##### MATERIAL TO PROCESS #####
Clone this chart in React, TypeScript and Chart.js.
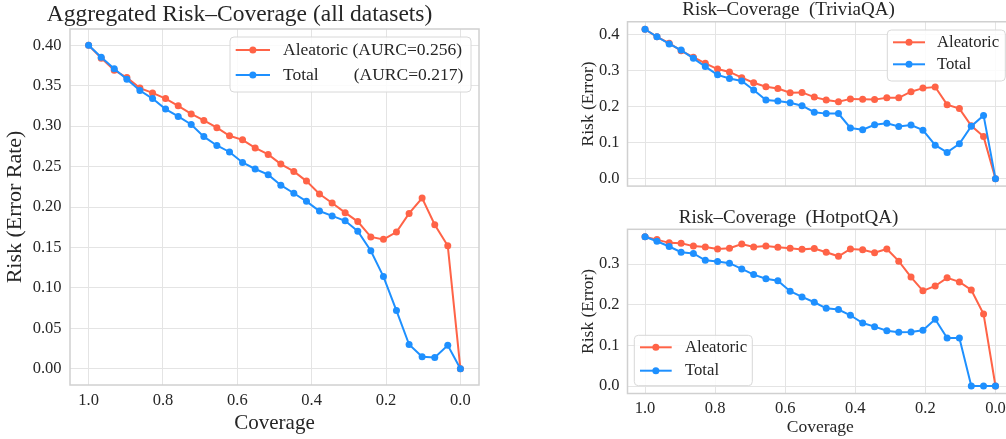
import React, { useEffect, useRef } from "react";
import { Chart, registerables } from "chart.js";
Chart.register(...registerables);

// ---------------- data ----------------
const coverage = [1.0, 0.966, 0.931, 0.897, 0.862, 0.828, 0.793, 0.759, 0.724, 0.69, 0.655, 0.621, 0.586, 0.552, 0.517, 0.483, 0.448, 0.414, 0.379, 0.345, 0.31, 0.276, 0.241, 0.207, 0.172, 0.138, 0.103, 0.069, 0.034, 0.0];

const allAleatoric = [0.4, 0.384, 0.369, 0.36, 0.347, 0.341, 0.334, 0.325, 0.315, 0.307, 0.298, 0.288, 0.283, 0.273, 0.265, 0.253, 0.244, 0.232, 0.216, 0.205, 0.193, 0.182, 0.163, 0.16, 0.169, 0.192, 0.211, 0.178, 0.152, 0.0];
const allTotal = [0.4, 0.385, 0.371, 0.358, 0.344, 0.334, 0.321, 0.312, 0.302, 0.287, 0.276, 0.268, 0.255, 0.247, 0.24, 0.227, 0.217, 0.207, 0.195, 0.189, 0.183, 0.17, 0.146, 0.114, 0.072, 0.03, 0.015, 0.014, 0.029, 0.0];

const triviaAleatoric = [0.416, 0.395, 0.377, 0.356, 0.338, 0.321, 0.305, 0.297, 0.281, 0.267, 0.256, 0.251, 0.239, 0.24, 0.227, 0.219, 0.214, 0.222, 0.221, 0.22, 0.225, 0.225, 0.242, 0.252, 0.255, 0.206, 0.195, 0.147, 0.117, 0.0];
const triviaTotal = [0.416, 0.395, 0.375, 0.358, 0.335, 0.312, 0.289, 0.279, 0.272, 0.247, 0.219, 0.216, 0.211, 0.203, 0.185, 0.181, 0.181, 0.141, 0.136, 0.15, 0.154, 0.145, 0.149, 0.135, 0.093, 0.073, 0.097, 0.146, 0.176, 0.0];

const hotpotAleatoric = [0.367, 0.36, 0.352, 0.351, 0.344, 0.342, 0.337, 0.339, 0.349, 0.342, 0.344, 0.341, 0.339, 0.336, 0.338, 0.329, 0.319, 0.337, 0.335, 0.328, 0.337, 0.307, 0.268, 0.234, 0.246, 0.266, 0.256, 0.236, 0.177, 0.0];
const hotpotTotal = [0.367, 0.356, 0.343, 0.329, 0.326, 0.309, 0.306, 0.302, 0.288, 0.274, 0.264, 0.259, 0.233, 0.219, 0.206, 0.191, 0.188, 0.174, 0.155, 0.146, 0.136, 0.132, 0.133, 0.137, 0.164, 0.118, 0.118, 0.0, 0.0, 0.0];

const xTicks = [1.0, 0.8, 0.6, 0.4, 0.2, 0.0];
const allYTicks = [0, 0.05, 0.1, 0.15, 0.2, 0.25, 0.3, 0.35, 0.4];
const triviaYTicks = [0, 0.1, 0.2, 0.3, 0.4];
const hotpotYTicks = [0, 0.1, 0.2, 0.3];

const allLabels = ["Aleatoric (AURC=0.256)", "Total        (AURC=0.217)"];
const shortLabels = ["Aleatoric", "Total"];

// ---------------- style ----------------
const FONT = "'Liberation Serif', 'Times New Roman', serif";
const RED = "#ff6347";
const BLUE = "#1e90ff";
const TEXT = "#262626";
const GRID = "#e4e4e4";
const FRAME = "#d0d0d0";

const framePlugin = {
  id: "frameBox",
  beforeDatasetsDraw(chart: any) {
    const { ctx, chartArea } = chart;
    ctx.save();
    ctx.strokeStyle = FRAME;
    ctx.lineWidth = 1.5;
    ctx.strokeRect(chartArea.left, chartArea.top, chartArea.right - chartArea.left, chartArea.bottom - chartArea.top);
    ctx.restore();
  },
};

const boxLegend = {
  id: "boxLegend",
  afterDatasetsDraw(chart: any, _args: any, opts: any) {
    if (!opts || !opts.show) return;
    const { ctx, chartArea } = chart;
    const x0 = chartArea.left + opts.x;
    const y0 = chartArea.top + opts.y;
    ctx.save();
    ctx.beginPath();
    const r = 4;
    const w = opts.w, h = opts.h;
    ctx.moveTo(x0 + r, y0);
    ctx.lineTo(x0 + w - r, y0);
    ctx.arcTo(x0 + w, y0, x0 + w, y0 + r, r);
    ctx.lineTo(x0 + w, y0 + h - r);
    ctx.arcTo(x0 + w, y0 + h, x0 + w - r, y0 + h, r);
    ctx.lineTo(x0 + r, y0 + h);
    ctx.arcTo(x0, y0 + h, x0, y0 + h - r, r);
    ctx.lineTo(x0, y0 + r);
    ctx.arcTo(x0, y0, x0 + r, y0, r);
    ctx.closePath();
    ctx.fillStyle = "rgba(255,255,255,0.85)";
    ctx.fill();
    ctx.strokeStyle = "#d8d8d8";
    ctx.lineWidth = 1;
    ctx.stroke();
    chart.data.datasets.forEach((ds: any, i: number) => {
      const ry = y0 + opts.rows[i];
      ctx.strokeStyle = ds.borderColor;
      ctx.lineWidth = 2;
      ctx.beginPath();
      ctx.moveTo(x0 + opts.lx0, ry);
      ctx.lineTo(x0 + opts.lx1, ry);
      ctx.stroke();
      ctx.fillStyle = ds.borderColor;
      ctx.beginPath();
      ctx.arc(x0 + (opts.lx0 + opts.lx1) / 2, ry, 3.5, 0, Math.PI * 2);
      ctx.fill();
      ctx.fillStyle = TEXT;
      ctx.font = `${opts.fontSize}px ${FONT}`;
      ctx.textBaseline = "middle";
      ctx.textAlign = "left";
      ctx.fillText(ds.label, x0 + opts.tx, ry);
    });
    ctx.restore();
  },
};

function makeConfig(p: any) {
  const mk = (label: string, vals: number[], color: string, order: number) => ({
    label,
    data: coverage.map((c, i) => ({ x: c, y: vals[i] })),
    borderColor: color,
    backgroundColor: color,
    pointBackgroundColor: color,
    pointBorderColor: color,
    pointBorderWidth: 0,
    pointRadius: 3.5,
    borderWidth: 2,
    tension: 0,
    order,
  });
  return {
    type: "line",
    data: {
      datasets: [mk(p.labels[0], p.a, RED, 2), mk(p.labels[1], p.t, BLUE, 1)],
    },
    options: {
      responsive: false,
      animation: false,
      devicePixelRatio: 1,
      layout: { padding: { left: 0, right: p.padRight, top: 0, bottom: 0 } },
      plugins: {
        legend: { display: false },
        tooltip: { enabled: false },
        title: {
          display: true,
          text: p.title,
          color: TEXT,
          font: { family: FONT, size: p.titleSize, weight: "normal", lineHeight: 1 },
          padding: { top: p.titlePadTop, bottom: p.titlePadBottom },
        },
        boxLegend: p.legend,
      },
      scales: {
        x: {
          type: "linear",
          min: -0.05,
          max: 1.05,
          reverse: true,
          afterBuildTicks: (s: any) => {
            s.ticks = xTicks.map((v) => ({ value: v }));
          },
          afterFit: (s: any) => {
            s.height = p.xH;
          },
          ticks: {
            display: p.showX,
            padding: p.xTickPad,
            color: TEXT,
            font: { family: FONT, size: 16.5 },
            callback: (v: any) => Number(v).toFixed(1),
          },
          grid: { color: GRID, lineWidth: 1, drawTicks: false },
          border: { display: false },
          title: {
            display: !!p.xTitle,
            text: p.xTitle || "",
            color: TEXT,
            font: { family: FONT, size: p.xTitleSize, lineHeight: 1.2 },
            padding: { top: 0, bottom: p.xTitlePad },
          },
        },
        y: {
          type: "linear",
          min: p.yMin,
          max: p.yMax,
          afterBuildTicks: (s: any) => {
            s.ticks = p.yTicks.map((v: number) => ({ value: v }));
          },
          afterFit: (s: any) => {
            s.width = p.yW;
          },
          ticks: {
            padding: p.yTickPad,
            color: TEXT,
            font: { family: FONT, size: 16.5 },
            callback: (v: any) => Number(v).toFixed(p.yDec),
          },
          grid: { color: GRID, lineWidth: 1, drawTicks: false },
          border: { display: false },
          title: {
            display: true,
            text: p.yTitle,
            color: TEXT,
            font: { family: FONT, size: p.yTitleSize, lineHeight: 1.2 },
            padding: { top: p.yTitlePad, bottom: 0 },
          },
        },
      },
    },
    plugins: [framePlugin, boxLegend],
  };
}

const leftParams = {
  labels: allLabels,
  a: allAleatoric,
  t: allTotal,
  padRight: 21,
  title: "Aggregated Risk\u2013Coverage (all datasets)",
  titleSize: 23.5,
  titlePadTop: 3,
  titlePadBottom: 2.5,
  xH: 54,
  showX: true,
  xTickPad: 5.5,
  xTitle: "Coverage",
  xTitleSize: 21,
  xTitlePad: 3.4,
  yMin: -0.02,
  yMax: 0.42,
  yTicks: allYTicks,
  yDec: 2,
  yW: 70,
  yTickPad: 8.5,
  yTitle: "Risk (Error Rate)",
  yTitleSize: 22,
  yTitlePad: 2,
  legend: { show: true, x: 160, y: 8, w: 241, h: 55, rows: [13, 38], lx0: 5.7, lx1: 40, tx: 53, fontSize: 17.5 },
};

const triviaParams = {
  labels: shortLabels,
  a: triviaAleatoric,
  t: triviaTotal,
  padRight: 0,
  title: "Risk\u2013Coverage  (TriviaQA)",
  titleSize: 19,
  titlePadTop: 1,
  titlePadBottom: 1.75,
  xH: 13.5,
  showX: false,
  xTickPad: 5.5,
  xTitle: "",
  xTitleSize: 17.5,
  xTitlePad: 0,
  yMin: -0.0208,
  yMax: 0.4368,
  yTicks: triviaYTicks,
  yDec: 1,
  yW: 67.5,
  yTickPad: 8,
  yTitle: "Risk (Error)",
  yTitleSize: 17.5,
  yTitlePad: 17.5,
  legend: { show: true, x: 259.8, y: 8.25, w: 118, h: 51, rows: [12.3, 34.3], lx0: 5.7, lx1: 37.7, tx: 49.7, fontSize: 16.7 },
};

const hotpotParams = {
  labels: shortLabels,
  a: hotpotAleatoric,
  t: hotpotTotal,
  padRight: 0,
  title: "Risk\u2013Coverage  (HotpotQA)",
  titleSize: 19,
  titlePadTop: 8.5,
  titlePadBottom: 1.8,
  xH: 45.5,
  showX: true,
  xTickPad: 5.5,
  xTitle: "Coverage",
  xTitleSize: 17.5,
  xTitlePad: 1.5,
  yMin: -0.01835,
  yMax: 0.38535,
  yTicks: hotpotYTicks,
  yDec: 1,
  yW: 67.5,
  yTickPad: 8,
  yTitle: "Risk (Error)",
  yTitleSize: 17.5,
  yTitlePad: 17.5,
  legend: { show: true, x: 6.8, y: 106, w: 118, h: 50.4, rows: [12, 35.4], lx0: 5.7, lx1: 37.4, tx: 50.7, fontSize: 16.7 },
};

function Panel({ left, top, width, height, params }: any) {
  const ref = useRef<HTMLCanvasElement>(null);
  useEffect(() => {
    const chart = new Chart(ref.current as HTMLCanvasElement, makeConfig(params) as any);
    return () => chart.destroy();
  }, []);
  return (
    <canvas
      ref={ref}
      width={width}
      height={height}
      style={{ position: "absolute", left, top, width, height }}
    />
  );
}

export default function App() {
  return (
    <div
      style={{
        position: "absolute",
        left: 0,
        top: 0,
        width: 1006,
        height: 439,
        overflow: "hidden",
        background: "#ffffff",
      }}
    >
      <Panel left={560} top={200} width={457} height={239} params={hotpotParams} />
      <Panel left={560} top={0} width={457} height={204} params={triviaParams} />
      <Panel left={0} top={0} width={500} height={439} params={leftParams} />
    </div>
  );
}
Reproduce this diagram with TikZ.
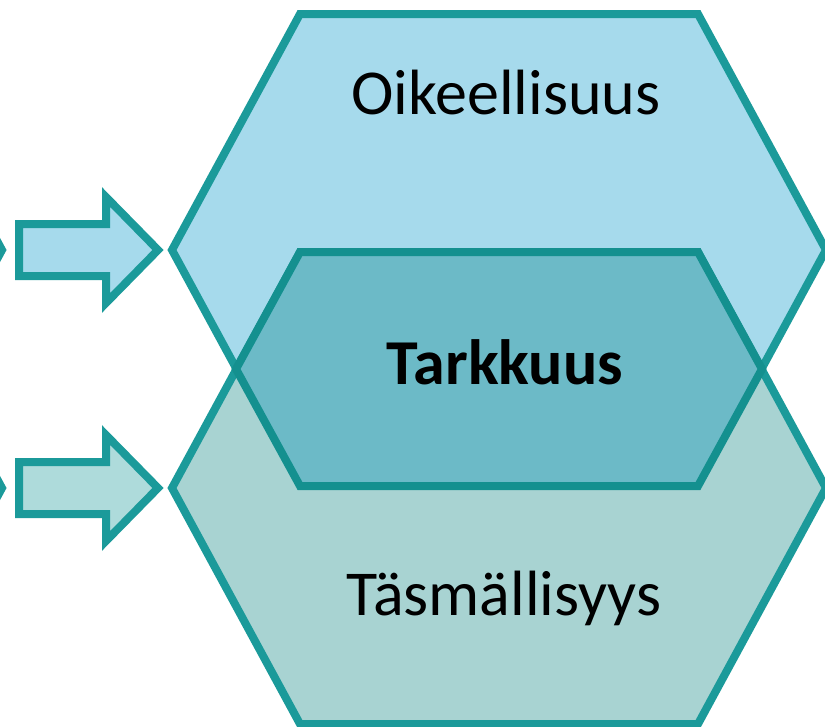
\documentclass[tikz,border=0pt]{standalone}
\usepackage{fontspec}
\setmainfont{Carlito}
\definecolor{tealline}{HTML}{1B9A9A}
\definecolor{tealdark}{HTML}{14908F}
\definecolor{topfill}{HTML}{A6DAEC}
\definecolor{botfill}{HTML}{A8D3D2}
\definecolor{midfill}{HTML}{6CBAC7}
\definecolor{arrowtwo}{HTML}{AEDBDB}
\begin{document}
\begin{tikzpicture}[x=1pt,y=-1pt,line join=miter,
  shapeline/.style={draw=tealline,line width=8pt},
  label/.style={font=\fontsize{64}{76}\selectfont,text=black,inner sep=0pt,anchor=base}]
\useasboundingbox (0,0) rectangle (825,726);
\begin{scope}
\clip (0,0) rectangle (825,726);
% partial hexagons at the far left
\path[shapeline,fill=topfill] (-126,14) -- (2,250) -- (-126,486);
\path[shapeline,fill=botfill] (-126,252) -- (2,488) -- (-126,724);
% arrows
\path[shapeline,fill=topfill] (19,224) -- (106,224) -- (106,197) -- (158,250) -- (106,303) -- (106,276) -- (19,276) -- cycle;
\path[shapeline,fill=arrowtwo] (19,462) -- (106,462) -- (106,435) -- (158,488) -- (106,541) -- (106,514) -- (19,514) -- cycle;
% top hexagon
\path[shapeline,fill=topfill] (300,14) -- (698,14) -- (826,250) -- (698,486) -- (300,486) -- (172,250) -- cycle;
% bottom hexagon
\path[shapeline,fill=botfill] (300,252) -- (698,252) -- (826,488) -- (698,724) -- (300,724) -- (172,488) -- cycle;
% middle (overlap) hexagon
\path[shapeline,draw=tealdark,fill=midfill] (300,252) -- (698,252) -- (762,369) -- (698,486) -- (300,486) -- (236,369) -- cycle;
\end{scope}
\node[label] (oik) at (506,114) {Oikeellisuus};
\node[label,font=\fontsize{64}{76}\selectfont\bfseries] (tar) at (505,384) {Tarkkuus};
\node[label] (tas) at (504,615) {Täsmällisyys};
\end{tikzpicture}
\end{document}
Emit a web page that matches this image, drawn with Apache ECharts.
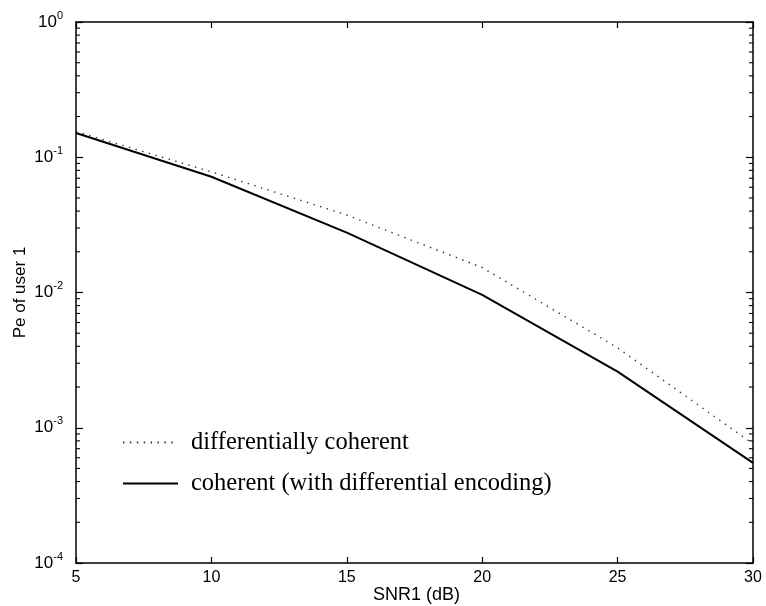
#####
*BRIEF*. Print the entries as they stand, first line through the line holding "0.0, 0.0, 0.0];", with every picture removed.

*OUTPUT FOR THIS EXERCISE*.
Clone this chart in React, TypeScript and Chart.js.
import React, { useEffect, useRef } from "react";
import { Chart, registerables } from "chart.js";
Chart.register(...registerables);

// ---------------- data ----------------
const coverage = [1.0, 0.966, 0.931, 0.897, 0.862, 0.828, 0.793, 0.759, 0.724, 0.69, 0.655, 0.621, 0.586, 0.552, 0.517, 0.483, 0.448, 0.414, 0.379, 0.345, 0.31, 0.276, 0.241, 0.207, 0.172, 0.138, 0.103, 0.069, 0.034, 0.0];

const allAleatoric = [0.4, 0.384, 0.369, 0.36, 0.347, 0.341, 0.334, 0.325, 0.315, 0.307, 0.298, 0.288, 0.283, 0.273, 0.265, 0.253, 0.244, 0.232, 0.216, 0.205, 0.193, 0.182, 0.163, 0.16, 0.169, 0.192, 0.211, 0.178, 0.152, 0.0];
const allTotal = [0.4, 0.385, 0.371, 0.358, 0.344, 0.334, 0.321, 0.312, 0.302, 0.287, 0.276, 0.268, 0.255, 0.247, 0.24, 0.227, 0.217, 0.207, 0.195, 0.189, 0.183, 0.17, 0.146, 0.114, 0.072, 0.03, 0.015, 0.014, 0.029, 0.0];

const triviaAleatoric = [0.416, 0.395, 0.377, 0.356, 0.338, 0.321, 0.305, 0.297, 0.281, 0.267, 0.256, 0.251, 0.239, 0.24, 0.227, 0.219, 0.214, 0.222, 0.221, 0.22, 0.225, 0.225, 0.242, 0.252, 0.255, 0.206, 0.195, 0.147, 0.117, 0.0];
const triviaTotal = [0.416, 0.395, 0.375, 0.358, 0.335, 0.312, 0.289, 0.279, 0.272, 0.247, 0.219, 0.216, 0.211, 0.203, 0.185, 0.181, 0.181, 0.141, 0.136, 0.15, 0.154, 0.145, 0.149, 0.135, 0.093, 0.073, 0.097, 0.146, 0.176, 0.0];

const hotpotAleatoric = [0.367, 0.36, 0.352, 0.351, 0.344, 0.342, 0.337, 0.339, 0.349, 0.342, 0.344, 0.341, 0.339, 0.336, 0.338, 0.329, 0.319, 0.337, 0.335, 0.328, 0.337, 0.307, 0.268, 0.234, 0.246, 0.266, 0.256, 0.236, 0.177, 0.0];
const hotpotTotal = [0.367, 0.356, 0.343, 0.329, 0.326, 0.309, 0.306, 0.302, 0.288, 0.274, 0.264, 0.259, 0.233, 0.219, 0.206, 0.191, 0.188, 0.174, 0.155, 0.146, 0.136, 0.132, 0.133, 0.137, 0.164, 0.118, 0.118, 0.0, 0.0, 0.0];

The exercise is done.